We now consider application of the fitted distributions GEV, lognormal and gamma to estimation of 100-year return temperatures (in \(^\circ \hbox {C}\)). Starting with the GEV distribution, a point estimate is \({-}\,38.2\). To get an idea of the uncertainty of this estimate, the delta method gives a 95% confidence interval as \([-\,40.7,\, -\,35.9]\).

Turning to the results from GAMLSS, for both considered families the algorithms returned negative scale parameters for the default links chosen (the scale parameter is positive by definition in the model), and moreover the quantiles could not be computed. Refitting was performed, considering other links and numerical algorithms. We here discuss lognormal and gamma in some detail:

  1. Lognormal distribution.

    Refitting with identity link and inverse link, respectively, resulted in positive scale parameters and the estimates of 100-year temperatures \(-\,37.2\) and \(-\,37.3\), respectively. These are reasonable in light of the previously presented GEV estimate.

  2. Gamma distribution.

    This in fact had the best fit (cf. Table 1). However, trying other link functions did result in estimated 100-year temperatures \({-}\,4.5\) and \({-}\,90\), with identity and inverse link, respectively. These values seem out of question.

Computations using the different options for optimisation algorithms provided in the package did not affect the outcomes for the gamma distribution.

Simulation study

We consider the two distributions discussed above and perform a simple simulation study as follows: (i) generate 5000 samples, each of 100 observations, from the distribution with the fitted parameters; (ii) compute for each sample the 0.99 quantile (that is, the 100-year return level). The so obtained samples of return levels are illustrated in histograms in Fig. 1. In the lognormal case (left panel), we notice that the bulk of data is in the interval \(({-}\,40,{-}\,30)\), in agreement with our estimate from data, \({-}\,37\). Turning to the gamma case (right panel), the distribution is quite skewed. The median from the simulation is \({-}\,55\), but recall that with the links described above, we obtained \({-}\,4.5\) and \({-}\,90\) for the Östersund data. Possibly even more extreme (in the sense of unrealistic) results could be obtained from this skewed distribution.

Fig. 1
figure 1

Histogram of 100-year return value from simulations, based on fitted distributions from GAMLSS. Left: lognormal distribution. Right: gamma distribution

Illustration of fitted models

We now turn to the aspects of time-varying coefficients. In Fig. 2, the dots represent original observations. The smooth, solid curve is the result of fitting a loess model (locally weighted scatter plot smoothing, Cleveland and Devlin 1988). The curve indicates a non-monotone behaviour over time. The dashed line shows the 100-year return value based on the lognormal distribution with a time dependence in the location parameter: \(\mu (t)=0.37{-}0.001t\), \(\sigma =0.15\). The location parameter \(\mu (t)\) is slowly decreasing over time, resulting in a slight increase in 100-year return temperature. The dotted line is the result after fitting a GEV model with a time-dependent location parameter (time squared). In summary, this figure illustrates that the lognormal distribution and a GEV with time-varying parameters are reasonable results. Note that the outcomes of the gamma distribution are not displayed.

Fig. 2
figure 2

Solid curve: fit by loess regression. Dashed: 100-year return value based on GAMLSS, lognormal. Dotted: 100-year return value based on GEV, time-dependent location parameter

Summary

Estimation of return levels is crucial in the earth and environmental sciences. In this case study, we examined regression models from the GAMLSS framework and performed model selection with BIC, comparing with conventional extreme value distributions, GEV and Gumbel (possibly time dependent). Exemplifying with data of extreme minimum temperatures, we found that BIC values from a practical point of view are quite similar for the models examined. Though care must be taken of the choice of links, for this data set, with the lognormal distribution, links other than the default in the software worked out reasonably, while for the gamma distribution, the results were not realistic.

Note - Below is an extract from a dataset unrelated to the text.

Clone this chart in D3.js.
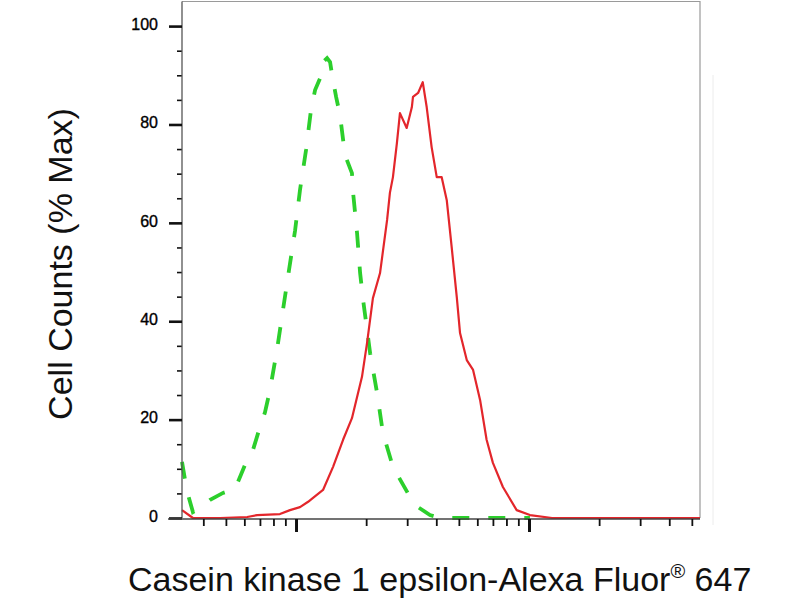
<!DOCTYPE html>
<html>
<head>
<meta charset="utf-8">
<script src="https://cdn.jsdelivr.net/npm/d3@7"></script>
<style>
  body { margin: 0; background: #fff; }
  text { font-family: "Liberation Sans", Arial, sans-serif; }
</style>
</head>
<body>
<div id="chart"></div>
<script>
// Stained sample (red, solid)
const stainedValues = [324, 361, 415, 472, 617, 681, 853, 942, 1040, 1127,
  1183, 1306, 1442, 1592, 1738, 1919, 2018, 2138, 2294, 2460,
  2529, 2606, 2710, 2793, 2985, 3141, 3177, 3342, 3499, 3639,
  3820, 4018, 4217, 4436, 4656, 4898, 5058, 5406, 5754, 6166,
  6577, 7000, 7727, 8851, 10093, 12560, 54200];
const stainedCounts = [1.6, 0, 0, 0, 0.2, 0.6, 0.8, 1.6, 2.2, 3.3,
  4.1, 5.7, 10.4, 15.9, 20.3, 28.7, 35.6, 44.7, 49.8, 60.6,
  66.1, 69.3, 76.2, 82.3, 79.3, 83.5, 85.6, 86.4, 88.6, 83.5,
  75.4, 69.3, 69.3, 64.6, 55.1, 44.9, 37.6, 32.1, 30.1, 24.0,
  15.9, 11.2, 6.3, 1.6, 0.6, 0, 0];

// Isotype control (green, dashed)
const isotypeValues = [324, 334, 344, 361, 387, 428, 486, 547, 604, 653,
  700, 736, 773, 828, 879, 933, 991, 1040, 1104, 1159,
  1207, 1268, 1306, 1359, 1400, 1429, 1486, 1545, 1622, 1738,
  1758, 1828, 1884, 1941, 2080, 2228, 2360, 2606, 3083, 3342,
  3758, 4150, 10093];
const isotypeCounts = [11.4, 7.7, 4.7, 1.2, 2.0, 3.7, 5.1, 5.9, 10.8, 13.8,
  18.5, 21.5, 26.0, 34.1, 42.3, 50.4, 58.5, 66.7, 74.8, 82.9,
  87.0, 89.4, 92.7, 93.5, 92.7, 90.0, 85.6, 81.9, 73.8, 70.1,
  66.1, 57.9, 49.8, 44.3, 33.5, 25.4, 17.3, 10.4, 4.3, 2.2,
  0.6, 0, 0];

const yTicks = [0, 20, 40, 60, 80, 100];
const xMajorTicks = [1000, 10000];
const xTitle = "Casein kinase 1 epsilon-Alexa Fluor";
const yTitle = "Cell Counts (% Max)";

// Set up SVG dimensions
const margin = { top: 1.5, right: 100, bottom: 82, left: 182 };
const width = 800 - margin.left - margin.right;
const height = 600 - margin.top - margin.bottom;

const root = d3.select("#chart")
  .append("svg")
  .attr("width", 800)
  .attr("height", 600);

const svg = root.append("g")
  .attr("transform", `translate(${margin.left},${margin.top})`);

// Scales
const x = d3.scaleLog()
  .domain([324, 54200])
  .range([0, width]);

const y = d3.scaleLinear()
  .domain([0, 105])
  .range([height, 0]);

// log minor ticks (2..9 of each decade) inside the domain
const xMinorTicks = [];
[100, 1000, 10000].forEach(d => {
  for (let k = 2; k <= 9; k++) {
    const v = k * d;
    if (v > x.domain()[0] && v < x.domain()[1]) xMinorTicks.push(v);
  }
});

// Frame (top and right, light grey)
svg.append("path")
  .attr("d", `M0,0H${width}V${height}`)
  .attr("fill", "none")
  .attr("stroke", "#9a9a9a")
  .attr("stroke-width", 1.2);

// faint scan line at right
root.append("line")
  .attr("x1", 713).attr("x2", 713)
  .attr("y1", 75).attr("y2", 525)
  .attr("stroke", "#ececec");

// Curves
const line = d3.line()
  .x(d => x(d[0]))
  .y(d => y(d[1]));

svg.append("path")
  .datum(isotypeValues.map((v, i) => [v, isotypeCounts[i]]))
  .attr("fill", "none")
  .attr("stroke", "#2ccf2c")
  .attr("stroke-width", 3.8)
  .attr("stroke-dasharray", "17,19")
  .attr("d", line);

svg.append("path")
  .datum(stainedValues.map((v, i) => [v, stainedCounts[i]]))
  .attr("fill", "none")
  .attr("stroke", "#e3262b")
  .attr("stroke-width", 2.2)
  .attr("stroke-linejoin", "round")
  .attr("d", line);

// Y axis: minor every 5, major labelled every 20
svg.append("g")
  .call(d3.axisLeft(y).tickValues(d3.range(5, 105, 5).filter(v => v % 20 !== 0)).tickSize(5).tickFormat(""))
  .call(g => g.selectAll(".tick line").attr("stroke", "#111").attr("stroke-width", 1.6))
  .call(g => g.select(".domain").remove());

svg.append("g")
  .call(d3.axisLeft(y).tickValues(yTicks).tickSize(13).tickPadding(11))
  .call(g => g.select(".domain").attr("stroke", "#555").attr("stroke-width", 1.3).attr("d", `M0,0V${height}`))
  .call(g => g.selectAll(".tick line").attr("stroke", "#111").attr("stroke-width", 2.6))
  .call(g => g.selectAll(".tick text")
    .attr("font-family", "'Liberation Sans', Arial, sans-serif")
    .attr("font-size", 16)
    .attr("fill", "#000")
    .attr("stroke", "#000")
    .attr("stroke-width", 0.35)
    .attr("dy", "0.2em"));

// X axis: log ticks, no labels
svg.append("g")
  .attr("transform", `translate(0,${height + 1})`)
  .call(d3.axisBottom(x).tickValues(xMinorTicks).tickSize(7).tickFormat(""))
  .call(g => g.selectAll(".tick line").attr("stroke", "#111").attr("stroke-width", 1.8))
  .call(g => g.select(".domain").attr("stroke", "#444").attr("stroke-width", 1.3).attr("d", `M-14,0H${width}`));

svg.append("g")
  .attr("transform", `translate(0,${height + 1})`)
  .call(d3.axisBottom(x).tickValues(xMajorTicks).tickSize(13).tickFormat(""))
  .call(g => g.selectAll(".tick line").attr("stroke", "#111").attr("stroke-width", 3))
  .call(g => g.select(".domain").remove());

// Axis titles
const xt = root.append("text")
  .attr("x", 128)
  .attr("y", 591)
  .attr("font-size", 34)
  .attr("fill", "#111")
  .text(xTitle);
xt.append("tspan")
  .attr("font-size", 20)
  .attr("dy", -13)
  .text("®");
xt.append("tspan")
  .attr("dy", 13)
  .text(" 647");

root.append("text")
  .attr("transform", "translate(72,264) rotate(-90)")
  .attr("text-anchor", "middle")
  .attr("font-size", 34)
  .attr("fill", "#111")
  .text(yTitle);
</script>
</body>
</html>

In fact, the researchers involved with GAMLSS have issued a warning, and a passage from a user’s manual is worth quoting in this discussion (Stasinopoulos et al. 2008):

Warning: The models described here are very flexible and therefore should be used with care. As simple advice,

  • Start with a simple model and built (sic) it up.

  • Do not attempt to fit overcomplex models that are not supported by your data.

  • Compare results from several models.

Debele et al. (2017) encouraged further explorations of use of the GAMLSS framework for estimation of return levels and state that differences in values of information criteria might be small, but translate into “considerable differences in time-dependent moments and in the magnitude of upper quantiles”. Indeed, this is confirmed by the findings for the data set in this article; cf. the simulation studies of the gamma case, as presented in Fig. 1.

To conclude, model selection and closer examination of the so obtained distributions are highly important with these flexible distribution types. There might be a danger to solely rely on computed values of information criteria; human judgement is necessary. We finish by a colourful remark by N.T. Longford, in the discussion of Rigby and Stasinopoulos (2005):

The new models are top of the range mathematical Ferraris, but the model selection that is used with them is like a sequence of tollbooths at which partially sighted operators inspect driver’s (sic) licences and road worthiness certificates.